Planning involves making written notes, composing written answers to expected questions, and rehearsal. If the student is giving a speech or presentation in English, then it goes without saying that they need to practice the speech multiple times. This is something that we would do even if we were giving a speech in our native language, and it is even more important to do when preparing to give a speech in a second or foreign language. We should therefore provide opportunities to our students for the planning and rehearsal of speeches and discussions before they take place.
4. Studying abroad
Research suggests that fluency can be significantly increased by studying abroad. In Wood (2007), Japanese students who spent time studying on a full time intensive ESL course at a college in Canada were able to increase their rate of speech, and length of time speaking between pauses, as well as making gains in other areas of fluency. The financial cost of studying abroad may well be worth it, then, in terms of the increase in speaking fluency the learner can expect to obtain. We should encourage our students to take such opportunities if and when they are able to do so, to improve their language skills in general, and speaking fluency in particular.
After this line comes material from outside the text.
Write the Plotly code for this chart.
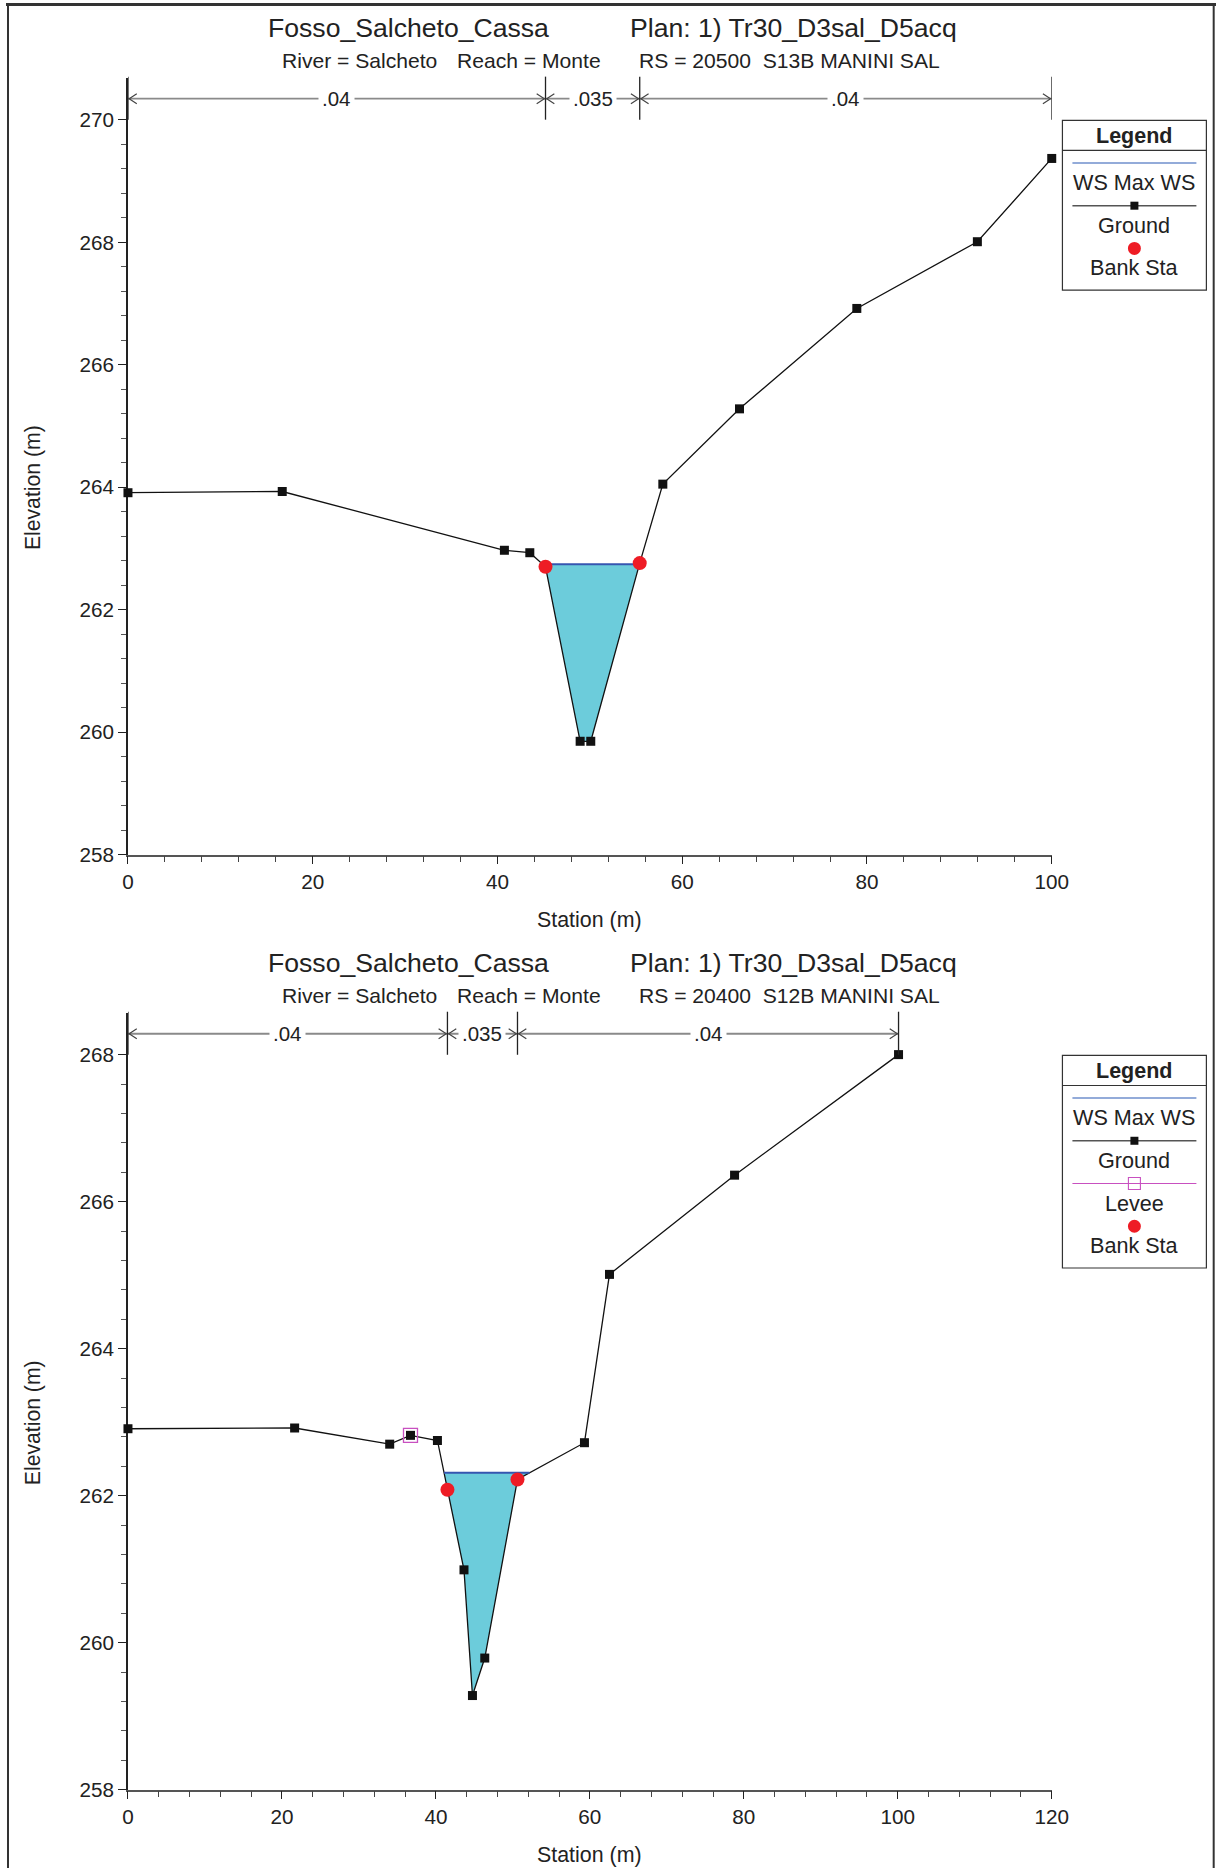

Acquiring improved speaking fluency is a very common and highly ranked goal among learners of English. I have argued that, as English teachers, we should:
- encourage our students not to worry about making mistakes in activities designed to promote fluency and informal conversations;
- provide opportunities for our students to learn and practice pre-assembled chunks of language;
- provide opportunities for our students to practice and rehearse speeches and discussions before they take place;
- encourage our students to spend time studying abroad where they possess the means to do so.
In these ways, we can help our students to improve their speaking fluency, and take important steps toward becoming more communicatively competent speakers of English.
- Hedge, T. (1993). “Key concepts in ELT.” ELT Journal 47(3):275-277.
- Hedge, T. (2000). Teaching and learning in the language classroom. Oxford, Oxford University Press.
- Kellem, H. (2009). “Principles for developing oral fluency in the classroom.” JALT Journal 33(1): 9-11.
- Nattinger, J. R. and J. S. DeCarrico (1992). Lexical phrases and language teaching. Oxford, Oxford University Press.
- Thornbury, S. (1999). How to teach grammar. Harlow, Pearson Education.
- Wood, D. (2007). “Mastering the English formula: Fluency development of Japanese learners in a study abroad context.” JALT Journal 29(2): 209-230.
TASHFEEN GHAZI says
I am a senior English language trainer in Bangladesh. Fluency is indeed the biggest problem for the students and learners here because our curriculum unfortunately focuses mainly on so-called written English. The only thing which the teachers want in our educational institutions is to pass this subject. Consequently, the practice of rote learning in a common phenomenon and increasing the level of fluency is still a far cry. I have been working hard to do something worthwhile but many a time, I feel, I have to go a long way because it is indeed a herculean task to make our learners fluent. The biggest problem which I observe is “our home-grown English teachers” who, in most of the cases become more English than the English people and their methods to increase the fluency are fundamentally flawed as they have no professional training. We really need a change otherwise all our efforts will be back to square one.